The tutoring at CSF helps “both the student and the tutor,” because students can also teach the tutor something. The first week of October marked the first week of CSF tutoring, so it was difficult to see a major difference in students’ grades. However, Kursinski said that he does track the students’ progress throughout the year.
In the same way, In Bible’s classroom, some inexperienced tutors have just been grading papers and cleaning. I remember their position when I started volunteering and I know that they will have the same gradual growth to helping students and also learning from students. When I first started tutoring I also felt just as awkward as the student to ask them if they needed help; however, there comes a time where I needed to connect to them and it made a closer bond with the student as well as improvement in their grades.
Tutors who have joined Bible’s class this year saw many benefits in peer tutoring as well. Emilia, a tutor in Bible’s class, said, “Sometimes the teacher does not explain it well and tutoring can help the student understand it better.” She was fond of the idea of tutoring; however, she had not tutored anyone before and she felt tutoring can help students get extra studying time with someone older who is not the teacher.
Liya, another former student of Bible, said, “I feel more responsibility when I tutor elementary students.” Even though it is easier to teach elementary students, she said that she learns a lot from them even at their young age.

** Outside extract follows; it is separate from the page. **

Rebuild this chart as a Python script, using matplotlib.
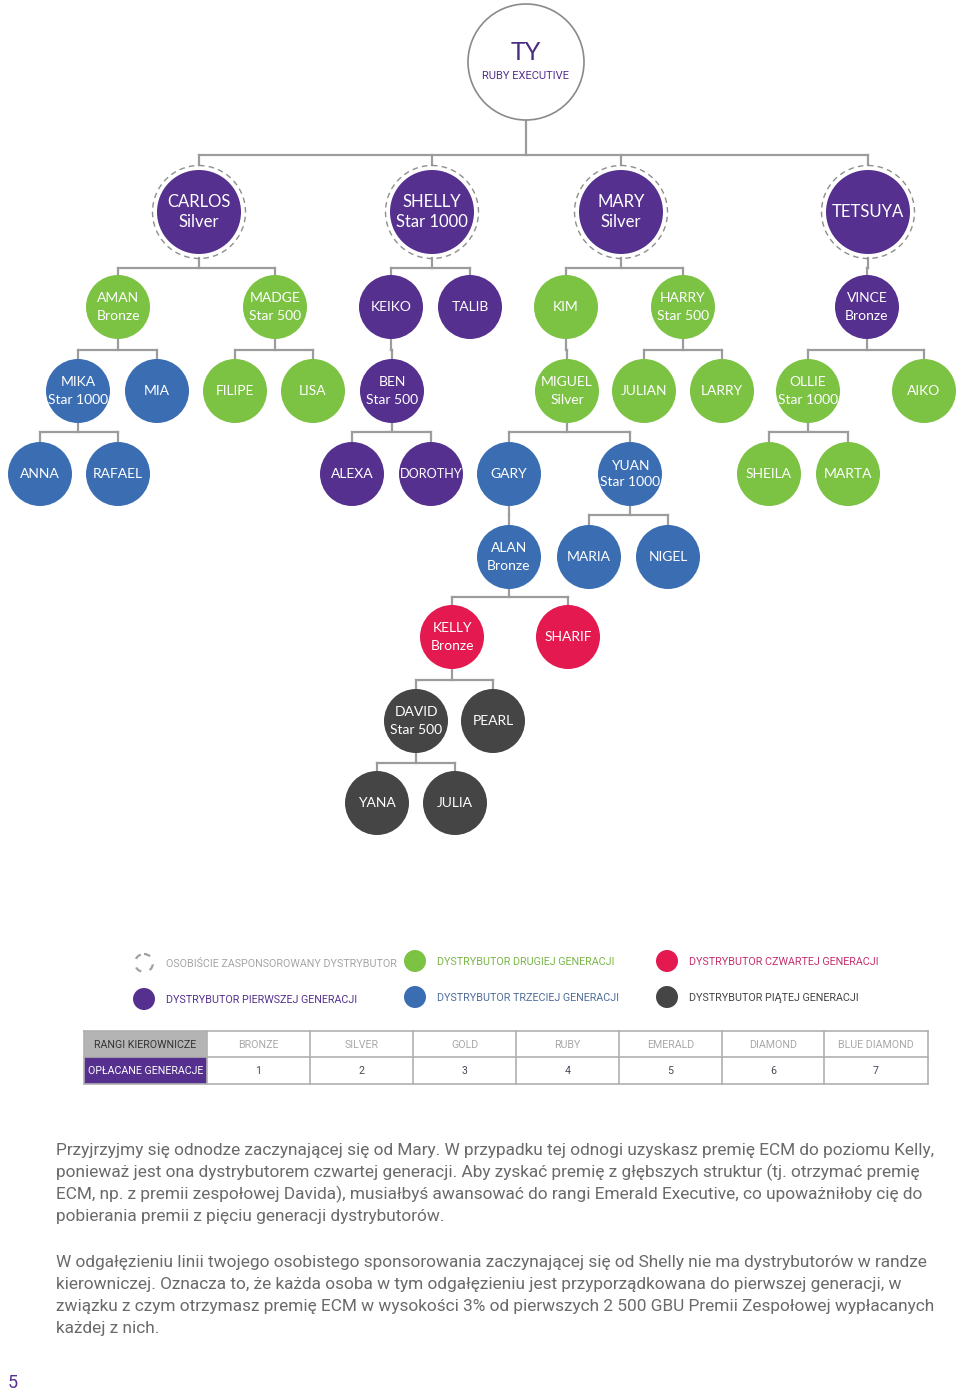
import matplotlib
matplotlib.use("Agg")
import matplotlib.pyplot as plt
from matplotlib.patches import Circle, Rectangle

# --- data -----------------------------------------------------------------
names = ["TY", "CARLOS", "SHELLY", "MARY", "TETSUYA",
         "AMAN", "MADGE", "KEIKO", "TALIB", "KIM", "HARRY", "VINCE",
         "MIKA", "MIA", "FILIPE", "LISA", "BEN", "MIGUEL", "JULIAN", "LARRY", "OLLIE", "AIKO",
         "ANNA", "RAFAEL", "ALEXA", "DOROTHY", "GARY", "YUAN", "SHEILA", "MARTA",
         "ALAN", "MARIA", "NIGEL",
         "KELLY", "SHARIF",
         "DAVID", "PEARL",
         "YANA", "JULIA"]
ranks = ["RUBY EXECUTIVE", "Silver", "Star 1000", "Silver", "",
         "Bronze", "Star 500", "", "", "", "Star 500", "Bronze",
         "Star 1000", "", "", "", "Star 500", "Silver", "", "", "Star 1000", "",
         "", "", "", "", "", "Star 1000", "", "",
         "Bronze", "", "",
         "Bronze", "",
         "Star 500", "",
         "", ""]
parents = [None, "TY", "TY", "TY", "TY",
           "CARLOS", "CARLOS", "SHELLY", "SHELLY", "MARY", "MARY", "TETSUYA",
           "AMAN", "AMAN", "MADGE", "MADGE", "KEIKO", "KIM", "HARRY", "HARRY", "VINCE", "VINCE",
           "MIKA", "MIKA", "BEN", "BEN", "MIGUEL", "MIGUEL", "OLLIE", "OLLIE",
           "GARY", "YUAN", "YUAN",
           "ALAN", "ALAN",
           "KELLY", "KELLY",
           "DAVID", "DAVID"]
# ECM generation of each distributor (0 = you)
generation = [0, 1, 1, 1, 1,
              2, 2, 1, 1, 2, 2, 1,
              3, 3, 2, 2, 1, 2, 2, 2, 2, 2,
              3, 3, 1, 1, 3, 3, 2, 2,
              3, 3, 3,
              4, 4,
              5, 5,
              5, 5]

legend_labels = ["OSOBIŚCIE ZASPONSOROWANY DYSTRYBUTOR", "DYSTRYBUTOR PIERWSZEJ GENERACJI",
                 "DYSTRYBUTOR DRUGIEJ GENERACJI", "DYSTRYBUTOR TRZECIEJ GENERACJI",
                 "DYSTRYBUTOR CZWARTEJ GENERACJI", "DYSTRYBUTOR PIĄTEJ GENERACJI"]
legend_gen = [None, 1, 2, 3, 4, 5]

table_head = ["RANGI KIEROWNICZE", "OPŁACANE GENERACJE"]
table_ranks = ["BRONZE", "SILVER", "GOLD", "RUBY", "EMERALD", "DIAMOND", "BLUE DIAMOND"]
table_gens = [1, 2, 3, 4, 5, 6, 7]

paragraphs = [
    ["Przyjrzyjmy się odnodze zaczynającej się od Mary. W przypadku tej odnogi uzyskasz premię ECM do poziomu Kelly,",
     "ponieważ jest ona dystrybutorem czwartej generacji. Aby zyskać premię z głębszych struktur (tj. otrzymać premię",
     "ECM, np. z premii zespołowej Davida), musiałbyś awansować do rangi Emerald Executive, co upoważniłoby cię do",
     "pobierania premii z pięciu generacji dystrybutorów."],
    ["W odgałęzieniu linii twojego osobistego sponsorowania zaczynającej się od Shelly nie ma dystrybutorów w randze",
     "kierowniczej. Oznacza to, że każda osoba w tym odgałęzieniu jest przyporządkowana do pierwszej generacji, w",
     "związku z czym otrzymasz premię ECM w wysokości 3% od pierwszych 2 500 GBU Premii Zespołowej wypłacanych",
     "każdej z nich."],
]

# --- layout ---------------------------------------------------------------
node_x = {"TY": 526, "CARLOS": 199, "SHELLY": 432, "MARY": 621, "TETSUYA": 868,
          "AMAN": 118, "MADGE": 275, "KEIKO": 391, "TALIB": 470, "KIM": 566, "HARRY": 683, "VINCE": 867,
          "MIKA": 78, "MIA": 157, "FILIPE": 235, "LISA": 313, "BEN": 392, "MIGUEL": 567,
          "JULIAN": 644, "LARRY": 722, "OLLIE": 808, "AIKO": 924,
          "ANNA": 40, "RAFAEL": 118, "ALEXA": 352, "DOROTHY": 431, "GARY": 509, "YUAN": 630,
          "SHEILA": 769, "MARTA": 848,
          "ALAN": 509, "MARIA": 589, "NIGEL": 668,
          "KELLY": 452, "SHARIF": 568,
          "DAVID": 416, "PEARL": 493,
          "YANA": 377, "JULIA": 455}
level_y = [62, 212, 307, 391, 474, 557, 637, 721, 803]
bar_y = [155, 268, 350, 432, 515, 597, 680, 763]

gen_colors = {1: "#55308f", 2: "#7cc243", 3: "#3b6db3", 4: "#e3194f", 5: "#454545"}
legend_text_colors = ["#a5a5a5", "#55308f", "#7ab648", "#4f6d9c", "#c2306a", "#444444"]
line_col = "#9c9c9c"

fig = plt.figure(figsize=(9.6, 13.99), dpi=100)
ax = fig.add_axes([0, 0, 1, 1])
ax.set_xlim(0, 960)
ax.set_ylim(1399, 0)
ax.axis("off")
renderer = fig.canvas.get_renderer()

node_font = "Lato"
narrow = ["Roboto", "DejaVu Sans"]


def text_w(t):
    return t.get_window_extent(renderer).width


def fit(t, max_w):
    # shrink a text until it is no wider than max_w pixels
    w = text_w(t)
    if w > max_w:
        t.set_fontsize(t.get_fontsize() * max_w / w)
    return t


def size_for(s, target_w, family, weight="normal"):
    t = ax.text(0, 0, s, fontsize=10, family=family, weight=weight)
    fs = 10 * target_w / text_w(t)
    t.remove()
    return fs


depth = {}
for n, p in zip(names, parents):
    depth[n] = 0 if p is None else depth[p] + 1


def radius(n):
    d = depth[n]
    return 58 if d == 0 else (42 if d == 1 else 32)


# connectors
for n in names:
    kids = [c for c, p in zip(names, parents) if p == n]
    if not kids:
        continue
    d = depth[n]
    px, py = node_x[n], level_y[d]
    by = bar_y[d]
    cy = level_y[d + 1]
    top_off = 47 if d + 1 == 1 else radius(kids[0])
    ax.plot([px, px], [py + radius(n) + (4 if d == 1 else 0), by], color=line_col, lw=1.6, zorder=1)
    xs = [node_x[k] for k in kids] + [px]
    ax.plot([min(xs), max(xs)], [by, by], color=line_col, lw=1.6, zorder=1)
    for k in kids:
        ax.plot([node_x[k], node_x[k]], [by, cy - top_off], color=line_col, lw=1.6, zorder=1)

# nodes
for n, r, g in zip(names, ranks, generation):
    x, y = node_x[n], level_y[depth[n]]
    if depth[n] == 0:
        ax.add_patch(Circle((x, y), 58, facecolor="white", edgecolor="#8a8a8a", lw=1.2, zorder=2))
        ax.text(x, y - 10, n, ha="center", va="center", fontsize=18, color="#4a2d7f",
                family=node_font, zorder=3)
        fit(ax.text(x, y + 14, r, ha="center", va="center", fontsize=8, color="#55308f",
                    family=narrow, zorder=3), 89)
        continue
    rad = radius(n)
    ax.add_patch(Circle((x, y), rad, facecolor=gen_colors[g], edgecolor="none", zorder=2))
    if depth[n] == 1:
        ax.add_patch(Circle((x, y), rad + 4.5, facecolor="none", edgecolor="#8f8f8f",
                            lw=1.0, ls=(0, (4, 3)), zorder=2))
        fs, off = 12, 10
    else:
        fs, off = 10, 8.5
    maxw = 2 * rad - 2
    if r:
        fit(ax.text(x, y - off, n, ha="center", va="center", fontsize=fs, color="white",
                    family=node_font, zorder=3), maxw)
        fit(ax.text(x, y + off, r, ha="center", va="center", fontsize=fs, color="white",
                    family=node_font, zorder=3), maxw)
    else:
        fit(ax.text(x, y, n, ha="center", va="center", fontsize=fs, color="white",
                    family=node_font, zorder=3), maxw)

# legend
leg_fs = size_for(legend_labels[0], 231, narrow)
leg_x = [144, 144, 415, 415, 667, 667]
leg_y = [963, 999, 961, 997, 961, 997]
for lbl, g, tc, lx, ly in zip(legend_labels, legend_gen, legend_text_colors, leg_x, leg_y):
    if g is None:
        ax.add_patch(Circle((lx, ly), 9, facecolor="none", edgecolor="#a0a0a0", lw=1.6,
                            ls=(0, (3, 4)), zorder=2))
    else:
        ax.add_patch(Circle((lx, ly), 11, facecolor=gen_colors[g], edgecolor="none", zorder=2))
    ax.text(lx + 22, ly + 1, lbl, ha="left", va="center", fontsize=leg_fs, color=tc, family=narrow)

# table
tab_fs = size_for(table_head[1], 115, narrow)
col_edges = [84, 207, 310, 413, 516, 619, 722, 824, 928]
row_edges = [1031, 1057, 1084]
ax.add_patch(Rectangle((col_edges[0], row_edges[0]), col_edges[1] - col_edges[0],
                       row_edges[1] - row_edges[0], facecolor="#b4b4b4", edgecolor="none"))
ax.add_patch(Rectangle((col_edges[0], row_edges[1]), col_edges[1] - col_edges[0],
                       row_edges[2] - row_edges[1], facecolor="#55308f", edgecolor="none"))
for ye in row_edges:
    ax.plot([col_edges[0], col_edges[-1]], [ye, ye], color="#b0b0b0", lw=1.2)
for xe in col_edges:
    ax.plot([xe, xe], [row_edges[0], row_edges[-1]], color="#b0b0b0", lw=1.2)
cx0 = (col_edges[0] + col_edges[1]) / 2
ax.text(cx0, (row_edges[0] + row_edges[1]) / 2 + 1, table_head[0], ha="center", va="center",
        fontsize=tab_fs, color="#333333", family=narrow)
ax.text(cx0, (row_edges[1] + row_edges[2]) / 2 + 1, table_head[1], ha="center", va="center",
        fontsize=tab_fs, color="white", family=narrow)
for i, (rk, gn) in enumerate(zip(table_ranks, table_gens)):
    cx = (col_edges[i + 1] + col_edges[i + 2]) / 2
    ax.text(cx, (row_edges[0] + row_edges[1]) / 2 + 1, rk, ha="center", va="center",
            fontsize=tab_fs, color="#a8a8a8", family=narrow)
    ax.text(cx, (row_edges[1] + row_edges[2]) / 2 + 1, str(gn), ha="center", va="center",
            fontsize=tab_fs, color="#4a4a5a", family=narrow)

# body text
body_fs = size_for(paragraphs[0][0], 884, narrow)
para_top = [1150, 1262]
for lines, y0 in zip(paragraphs, para_top):
    for j, line in enumerate(lines):
        ax.text(56, y0 + j * 22.3, line, ha="left", va="center", fontsize=body_fs,
                color="#6a6a6a", family=narrow)

ax.text(8, 1383, "5", ha="left", va="center", fontsize=13, color="#55308f", family=narrow)

fig.savefig("out.png", dpi=100)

Many students, like Liya, have seen improvements from peer tutoring, something that is borne out in research, too. According to the National Education Association website, “Some benefits of peer tutoring for students include higher academic achievement, improved relationships with peers, improved personal and social development as well as increased motivation.”
I have seen this result myself. I know I have found my student activity and do not consider it a participation event but something I do for the satisfaction of the “light bulb” moment on the student’s face. Peer tutoring benefits students by one-on-one communication, it increases self confidence, and it can help the students as well as the tutor learn something new.